Dwoje "ekologów" z ruchu Futuro Vegetal (Roślinna Przyszłość) dopuściło się w sobotę wandalizmu w madryckim muzeum Prado. Aktywiści pomalowali ścianę, na której znajdują się dwa obrazy hiszpańskiego malarza Francisca Goi.
Relacjonujące zdarzenie hiszpańskie media wskazują, że aktywiści nie pomalowali farbą dzieł słynnego artysty, ale przestrzeń znajdującą się pomiędzy obrazami “Maja naga” i “Maja ubrana”.
Młodzi intruzi namalowali hasło "+ 1,5 stopnia", które ich zdaniem ma “uwrażliwić” opinię publiczną na nasilające się zjawisko ocieplenia klimatu.

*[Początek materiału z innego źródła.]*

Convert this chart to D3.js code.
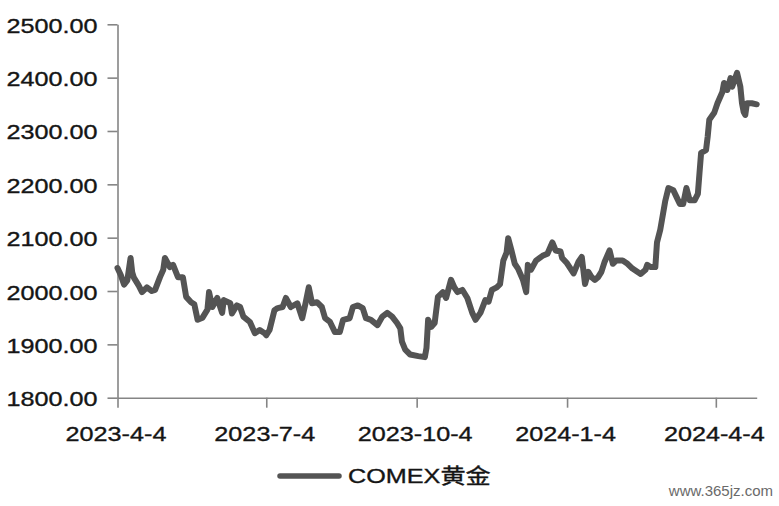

“To ostrzeżenie przed rosnącą na świecie temperaturą, która prowadzi do destabilizacji klimatu oraz ciężkich konsekwencji dla całej planety”
- ogłosił jeden z ekoterrorystów.
Estas dos ecolojetas tienen que estar varios años en prisión por lo que acaban de hacer en el Museo del Prado. De nada les ha servido a los responsables del museo sus guiños al ecologismo y a la agenda 2030. De nada sirven los complejos y plegarse a esta chaladura. pic.twitter.com/Pae21Dvoxl
— Javier Negre (@javiernegre10) November 5, 2022
Dodał, że namalowana na ścianie liczba oznacza wzrost temperatury powietrza na świecie, “który stanowi zagrożenie dla bezpieczeństwa żywnościowego”.
W ostatnich tygodniach tzw. aktywiści ekologiczni dopuścili się aktów wandalizmu w kilku europejskich muzeach, m.in. w Londynie i Hadze. Swoje działania tłumaczyli dążeniem do powstrzymania wydobycia ropy naftowej na świecie.